[#7DaysKF] Day 3 - Losing is Blue
Gambar diambil dari sini. |
“Ceritakan seberapa besar kamu pernah merasa kehilangan (sesuatu/seseorang)”
Sejujurnya untuk hal-hal semacam ini, aku adalah tipe
pelupa. Betul, aku tipe yang sangat perasa. Terlalu perasa, malah. Tapi aku
juga cepat lupa. Kesedihan yang begitu hebat kurasakan bisa kulupakan sama
sekali kalau sudah selang beberapa hari. Atau bulan. Jadi tema kali ini
membuatku harus berpikir lebih lama dari biasanya.

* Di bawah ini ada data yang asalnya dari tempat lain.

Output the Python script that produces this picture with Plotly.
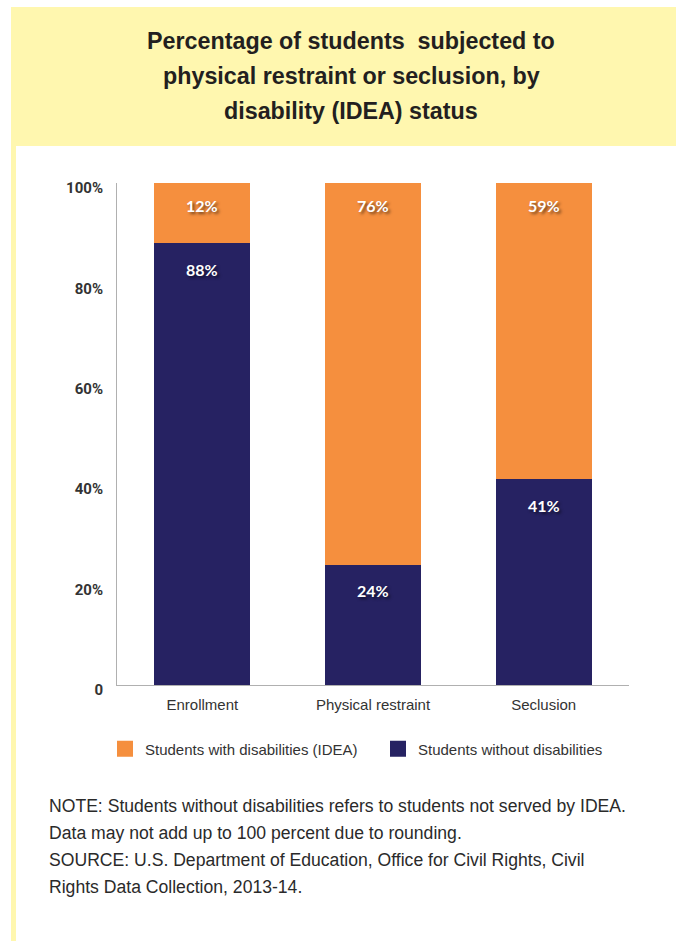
import plotly.graph_objects as go

# Data
categories = ["Enrollment", "Physical restraint", "Seclusion"]
with_disab = [12, 76, 59]       # Students with disabilities (IDEA)
without_disab = [88, 24, 41]    # Students without disabilities
series_names = ["Students with disabilities (IDEA)", "Students without disabilities"]
tick_vals = [0, 20, 40, 60, 80, 100]
tick_text = ["0", "20%", "40%", "60%", "80%", "100%"]
title_lines = [
    "Percentage of students  subjected to",
    "physical restraint or seclusion, by",
    "disability (IDEA) status",
]
note_lines = [
    "NOTE: Students without disabilities refers to students not served by IDEA.",
    "Data may not add up to 100 percent due to rounding.",
    "SOURCE: U.S. Department of Education, Office for Civil Rights, Civil",
    "Rights Data Collection, 2013-14.",
]

ORANGE = "#F58F3E"
NAVY = "#262262"
YELLOW = "#FFF7AF"
SANS = "Liberation Sans, Arial, sans-serif"

W, H = 676, 941
L, R, T, B = 117, 47, 183, 256
PW, PH = W - L - R, H - T - B


def px_x(px):
    return (px - L) / PW


def px_y(py):
    return (H - B - py) / PH


fig = go.Figure()

fig.add_trace(go.Bar(
    x=categories, y=without_disab, name=series_names[1],
    marker=dict(color=NAVY, line=dict(width=0)), showlegend=False,
))
fig.add_trace(go.Bar(
    x=categories, y=with_disab, name=series_names[0],
    marker=dict(color=ORANGE, line=dict(width=0)), showlegend=False,
))

# legend entries with larger square swatches
for name, col in zip(series_names, [ORANGE, NAVY]):
    fig.add_trace(go.Scatter(
        x=[None], y=[None], mode="markers", name=name,
        marker=dict(symbol="square", size=16, color=col),
    ))

annotations = []
shadow = "2px 2px 3px rgba(0,0,0,0.55)"
label_font = dict(family="Lato, Noto Sans, sans-serif", size=16, color="white",
                  weight="bold", shadow=shadow)
for cat, lo, hi in zip(categories, without_disab, with_disab):
    annotations.append(dict(x=cat, y=lo, xref="x", yref="y", text=f"{lo}%",
                            showarrow=False, yanchor="middle", yshift=-26,
                            font=label_font))
    annotations.append(dict(x=cat, y=lo + hi, xref="x", yref="y", text=f"{hi}%",
                            showarrow=False, yanchor="middle", yshift=-22,
                            font=label_font))

# title lines
for i, line in enumerate(title_lines):
    annotations.append(dict(x=px_x(351), y=px_y(41 + 35 * i), xref="paper", yref="paper",
                            text=f"<b>{line}</b>", showarrow=False,
                            xanchor="center", yanchor="middle",
                            font=dict(family=SANS, size=23.3, color="#231f20")))

# notes
for i, line in enumerate(note_lines):
    annotations.append(dict(x=px_x(47), y=px_y(806 + 27 * i), xref="paper", yref="paper",
                            text=line, showarrow=False,
                            xanchor="left", yanchor="middle",
                            font=dict(family=SANS, size=17.6, color="#2a2a2a")))

shapes = [
    dict(type="rect", xref="paper", yref="paper", x0=px_x(11), x1=px_x(W),
         y0=px_y(146), y1=px_y(7), fillcolor=YELLOW, line=dict(width=0), layer="below"),
    dict(type="rect", xref="paper", yref="paper", x0=px_x(11), x1=px_x(16),
         y0=px_y(H), y1=px_y(146), fillcolor=YELLOW, line=dict(width=0), layer="below"),
]

fig.update_layout(
    width=W, height=H,
    margin=dict(l=L, r=R, t=T, b=B, pad=0),
    paper_bgcolor="white", plot_bgcolor="white",
    barmode="stack", bargap=0.4375,
    showlegend=True,
    legend=dict(orientation="h", x=px_x(105), y=px_y(749), xanchor="left", yanchor="middle",
                traceorder="normal",
                font=dict(family=SANS, size=15, color="#333333"),
                entrywidth=228, entrywidthmode="pixels",
                itemclick=False, itemdoubleclick=False, bgcolor="rgba(0,0,0,0)"),
    annotations=annotations,
    shapes=shapes,
    xaxis=dict(range=[-0.5, 2.5], showline=True, linecolor="#b0b0b0", linewidth=1,
               ticks="", showgrid=False, zeroline=False,
               tickfont=dict(family=SANS, size=15, color="#333333"),
               ticklabelstandoff=6, fixedrange=True),
    yaxis=dict(range=[0, 100], tickvals=tick_vals, ticktext=tick_text,
               showline=True, linecolor="#b0b0b0", linewidth=1,
               ticks="", showgrid=False, zeroline=False,
               tickfont=dict(family="Roboto, sans-serif", size=15, color="#333333",
                             weight="bold"),
               ticklabelstandoff=10, ticklabelshift=5, fixedrange=True),
)

fig.write_html("out.html", config={"displayModeBar": False})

Tapi baiklah, aku akan memilih satu pengalaman. Ini
pengalaman ketika teman sekantorku harus resign dan pindah. Masalahnya ini
bukan sekadar teman kantor. Aku sudah meletakkannya dalam jajaran daftar
sahabatku. Yang membuatku merasa lebih sedih saat itu adalah karena itu
pengalaman kerja pertama, dan aku belum terbiasa berpisah begitu
cepatnya dengan seseorang. Dan yang ada dalam benakku saat itu adalah aku tidak
bakalan ketemu lagi dengannya.
Saat itu aku memang bertingkah berlebihan. Tapi perasaan
yang aku alami itu sungguhan. Aku benar-benar merasa kehilangan. Yang lebih
membuatnya terasa lebih parah adalah, karena aku baru saja—kuulangi ya, BARU
SAJA—berteman dekat dengannya. Dan dia sudah mau pergi? Meski saat itu aku mau
marah, tapi aku tahu itu untuk kebaikannya juga. Jadi aku berusaha legowo,
biarpun aku tetap bersikap melankolis sampai akhir.

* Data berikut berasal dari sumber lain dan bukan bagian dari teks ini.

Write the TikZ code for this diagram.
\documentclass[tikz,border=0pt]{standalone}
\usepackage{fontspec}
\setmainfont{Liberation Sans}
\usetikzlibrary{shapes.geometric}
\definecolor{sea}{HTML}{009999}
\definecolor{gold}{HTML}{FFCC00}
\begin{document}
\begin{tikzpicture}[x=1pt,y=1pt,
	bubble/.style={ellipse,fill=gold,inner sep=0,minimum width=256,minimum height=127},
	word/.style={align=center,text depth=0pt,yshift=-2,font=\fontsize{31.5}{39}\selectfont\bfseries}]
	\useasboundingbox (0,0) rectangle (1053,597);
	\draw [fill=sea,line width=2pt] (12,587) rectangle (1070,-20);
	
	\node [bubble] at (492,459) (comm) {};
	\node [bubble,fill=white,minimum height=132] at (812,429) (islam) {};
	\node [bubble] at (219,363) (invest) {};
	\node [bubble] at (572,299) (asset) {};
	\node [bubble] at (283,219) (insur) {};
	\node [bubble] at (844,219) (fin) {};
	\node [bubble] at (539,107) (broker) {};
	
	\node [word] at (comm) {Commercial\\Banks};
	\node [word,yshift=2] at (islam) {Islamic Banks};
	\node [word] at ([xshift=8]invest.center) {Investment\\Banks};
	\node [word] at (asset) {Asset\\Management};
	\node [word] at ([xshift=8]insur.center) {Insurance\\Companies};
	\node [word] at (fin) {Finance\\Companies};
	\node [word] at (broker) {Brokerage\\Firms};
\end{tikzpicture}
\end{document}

Seberapa besar rasa kehilangan yang kurasakan? Biar
kujabarkan sebentar. Aku merasa begitu kehilangan sampai-sampai bisa menuliskan
satu postingan blog panjang, khusus untuk membahas perasaan sedihku padanya.
Aku sampai tidak makan siang bersama dia selama dua minggu terakhirnya di
kantor karena aku mau belajar terbiasa ketika sudah tidak ada dia. Aku merasa
begitu kehilangan sampai-sampai aku susah payah menahan agar tidak menangis di
hari terakhirnya. Aku merasa begitu kehilangan sampai-sampai saat aku pergi
dari rumahnya setelah acara farewell-nya selesai, aku menangis sangat banyak. Sangat
banyak sampai sorenya. Dan malamnya. Dan besoknya. Aku merasa begitu kehilangan
sampai sengaja mengambil cuti sehari setelah dia resign untuk mengatur perasaan
dan mood-ku yang begitu berantakan. Dan tentu saja di hari liburku itu aku
tetap menangis. I couldn’t help but to pour out what I felt inside.

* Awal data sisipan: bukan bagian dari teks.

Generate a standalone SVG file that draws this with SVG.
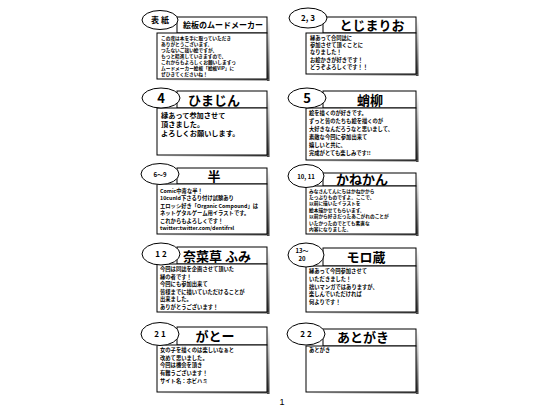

Dan sampai beberapa bulan setelahnya, aku masih sedih. Dan
masih kehilangan. Entah bagaimana, dia bisa jadi orang yang begitu penting
sampai efeknya padaku melebihi efek putus pacar. Well, dia memang penting. Tapi
aku tetap tidak bisa memahami alasannya. Ini masih jadi misteri.
Kabar baiknya, saat ini relasi kami masih baik-baik saja. Karena sekarang aku sudah percaya dengan satu kalimat yang mengatakan bahwa, side by side or far apart, true friends are always close to the heart.